Malaysia developed a 10-year master plan for their capital market in 2001. By the end of 2010 they had implemented 95 percent of the recommendations in the plan which led to a doubling of the market size from USD317 billion to USD606 billion. The plan further established Malaysia as one of the world’s most important Islamic finance centres while moving it from a narrow market dominated by equities and bonds to other products like REITs, ETFs, derivatives, and non-interest products. Malaysia’s first master plan was so successful they developed a second one for their market currently being implemented leading to 2020. Closer home, Kenya has also recently launched a 10-year master plan to guide the development of their capital market.
Developing and implementing master plans have proven such an effective endeavour; it is not even limited to emerging and developing markets. Recently, the European Union’s (EU) financial services commissioner Jonathan Hill announced plans by the EU to unveil a long-term master plan in mid-2015 that will lead the growth and integration of European capital markets while reducing companies’ reliance on banks.

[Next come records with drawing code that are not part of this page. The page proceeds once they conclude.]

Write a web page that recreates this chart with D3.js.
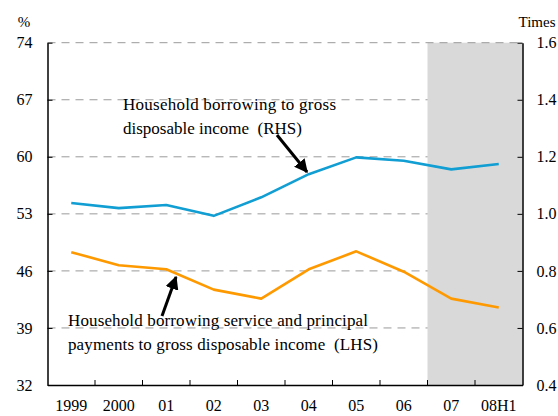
<!DOCTYPE html>
<html>
<head>
<meta charset="utf-8">
<script src="https://cdn.jsdelivr.net/npm/d3@7"></script>
<style>
  html, body { margin: 0; padding: 0; background: #fff; }
  svg { display: block; }
  text { font-family: "Liberation Serif", "Times New Roman", serif; fill: #000; }
</style>
</head>
<body>
<svg id="chart" width="558" height="416"></svg>
<script>
const categories = ["1999", "2000", "01", "02", "03", "04", "05", "06", "07", "08H1"];
const borrowingToIncomeRHS = [1.038, 1.020, 1.031, 0.993, 1.058, 1.139, 1.198, 1.186, 1.156, 1.175];
const servicePaymentsLHS = [48.3, 46.7, 46.2, 43.7, 42.6, 46.2, 48.4, 45.9, 42.6, 41.5];
const leftTicks = [32, 39, 46, 53, 60, 67, 74];
const rightTicks = [0.4, 0.6, 0.8, 1.0, 1.2, 1.4, 1.6];
const shadedFrom = "07";

const svg = d3.select("#chart");
const L = 47.5, R = 522.5, T = 42.7, B = 385;

const x = d3.scaleBand().domain(categories).range([L, R]).padding(0);
const cx = c => x(c) + x.bandwidth() / 2;
const yL = d3.scaleLinear().domain([32, 74]).range([B, T]);
const yR = d3.scaleLinear().domain([0.4, 1.6]).range([B, T]);

// gridlines
svg.append("g").selectAll("line")
  .data(leftTicks.filter(v => v > 32 && v < 74))
  .join("line")
  .attr("x1", L).attr("x2", R)
  .attr("y1", d => yL(d)).attr("y2", d => yL(d))
  .attr("stroke", "#9a9a9a").attr("stroke-width", 1)
  .attr("stroke-dasharray", "8,6");

// shaded forecast region
svg.append("rect")
  .attr("x", x(shadedFrom)).attr("y", T)
  .attr("width", R - x(shadedFrom)).attr("height", B - T)
  .attr("fill", "#d9d9d9");

// top line
svg.append("line")
  .attr("x1", L).attr("x2", R).attr("y1", yL(74)).attr("y2", yL(74))
  .attr("stroke", "#9a9a9a").attr("stroke-width", 1).attr("stroke-dasharray", "8,6");

// lines
const lineR = d3.line().x((d, i) => cx(categories[i])).y(d => yR(d));
const lineL = d3.line().x((d, i) => cx(categories[i])).y(d => yL(d));
svg.append("path").datum(borrowingToIncomeRHS)
  .attr("d", lineR).attr("fill", "none").attr("stroke", "#109ed3").attr("stroke-width", 2.6)
  .attr("stroke-linejoin", "round");
svg.append("path").datum(servicePaymentsLHS)
  .attr("d", lineL).attr("fill", "none").attr("stroke", "#ff9900").attr("stroke-width", 2.6)
  .attr("stroke-linejoin", "round");

// axes
const axL = d3.axisLeft(yL).tickValues(leftTicks).tickFormat(d3.format("d"))
  .tickSizeInner(-5).tickSizeOuter(0).tickPadding(15);
const gL = svg.append("g").attr("transform", `translate(${L},0)`).call(axL);
const axR = d3.axisRight(yR).tickValues(rightTicks).tickFormat(d3.format(".1f"))
  .tickSizeInner(-5).tickSizeOuter(0).tickPadding(14);
const gR = svg.append("g").attr("transform", `translate(${R},0)`).call(axR);
const axB = d3.axisBottom(x).tickSize(0).tickPadding(15);
const gB = svg.append("g").attr("transform", `translate(0,${B})`).call(axB);
[gL, gR, gB].forEach(g => {
  g.selectAll(".domain").attr("stroke", "#000").attr("stroke-width", 1.5);
  g.selectAll(".tick line").attr("stroke", "#000").attr("stroke-width", 1);
  g.selectAll("text").attr("font-family", "Liberation Serif").attr("font-size", 16).attr("fill", "#000");
});
gB.selectAll("text").attr("dy", "0.71em");
// category boundary ticks
svg.append("g").selectAll("line")
  .data(categories.slice(1))
  .join("line")
  .attr("x1", d => x(d)).attr("x2", d => x(d))
  .attr("y1", B).attr("y2", B - 5)
  .attr("stroke", "#000").attr("stroke-width", 1);

// unit labels
svg.append("text").attr("x", 24).attr("y", 27).attr("text-anchor", "middle")
  .attr("font-size", 15).text("%");
svg.append("text").attr("x", 537).attr("y", 27).attr("text-anchor", "middle")
  .attr("font-size", 15).text("Times");

// annotations
const ann = svg.append("g").attr("font-size", 17);
ann.append("text").attr("x", 123).attr("y", 110)
  .attr("textLength", 213).attr("lengthAdjust", "spacing").text("Household borrowing to gross");
ann.append("text").attr("x", 123).attr("y", 134).attr("xml:space", "preserve")
  .attr("textLength", 179).attr("lengthAdjust", "spacing").text("disposable income  (RHS)");
ann.append("text").attr("x", 68).attr("y", 326)
  .attr("textLength", 300).attr("lengthAdjust", "spacing").text("Household borrowing service and principal");
ann.append("text").attr("x", 68).attr("y", 350).attr("xml:space", "preserve")
  .attr("textLength", 310).attr("lengthAdjust", "spacing").text("payments to gross disposable income  (LHS)");

// arrows
svg.append("defs").append("marker")
  .attr("id", "ah").attr("viewBox", "0 0 10 10").attr("refX", 9).attr("refY", 5)
  .attr("markerWidth", 4.5).attr("markerHeight", 4.5).attr("orient", "auto")
  .append("path").attr("d", "M0,0 L10,5 L0,10 Z").attr("fill", "#000");
svg.append("line").attr("x1", 277).attr("y1", 135).attr("x2", 307).attr("y2", 172)
  .attr("stroke", "#000").attr("stroke-width", 3).attr("marker-end", "url(#ah)");
svg.append("line").attr("x1", 162).attr("y1", 316).attr("x2", 176).attr("y2", 277)
  .attr("stroke", "#000").attr("stroke-width", 3).attr("marker-end", "url(#ah)");
</script>
</body>
</html>
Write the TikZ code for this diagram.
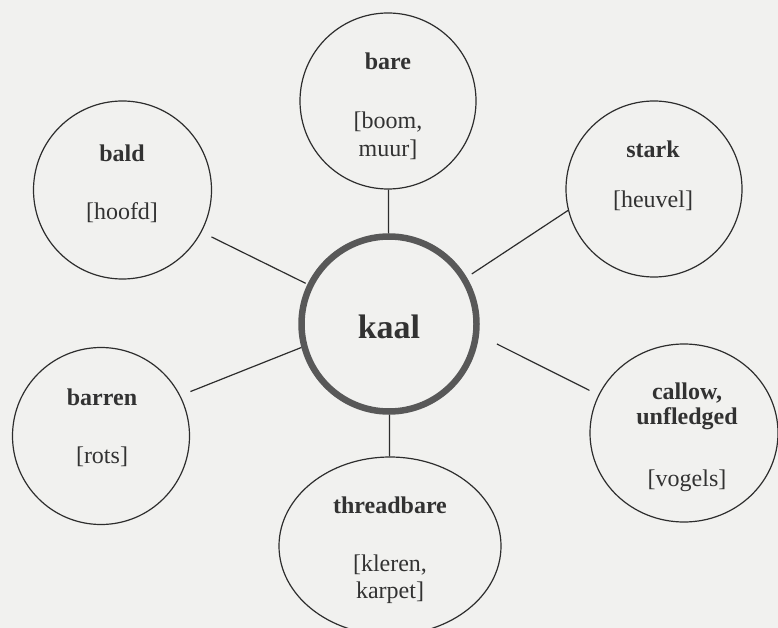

Without any master plan in place, we have been able to grow our stock market by a cumulative annual growth rate (CAGR) of 21.52 percent over the last 10 years. I have no doubt that with faithful implementation of these master plans, our market will eventually emerge as one of the world’s deepest, most liquid and largest capital market that will not only contribute to the socioeconomic development of our dear country but will also serve as a global financial hub offering opportunities into other parts of Africa.
Where therefore do we want to see our market in 2025? It must be a deep, highly liquid, broad and diversified market that is a multiple of Nigeria’s GDP. It must boast of one of the most efficient and favourable operating environments that engenders best practice, innovation and competitiveness. We want a market that is very inclusive with majority of Nigerians participating in it through a multi-trillion naira collective investment schemes industry. We want a bond market that will enable us meet the infrastructure deficit estimated at USD3.9 trillion over the next 30 years. We want a market that does more for housing finance, enabling Nigeria close down the 17 million housing unit deficit while supporting entrepreneurship by doing more for SMEs and start-ups. We want a capital market that combines all the elements needed to support Nigeria actualize her aspirations of peace and prosperity for all citizens.
As our distinguished guest formally launches this painstaking work today, my most profound appreciation goes to the capital market community for aligning with our vision, especially to the chairpersons and committee members for their commendable efforts in outlining the elements of the capital market that we want to have by 2025. Let us ensure that this historic turning point yields results for Nigeria through diligent and committed implementation of the master plan.
 
Oteh, the immediate past DG of SEC, made these remarks at the last capital markets committee retreat in Abuja.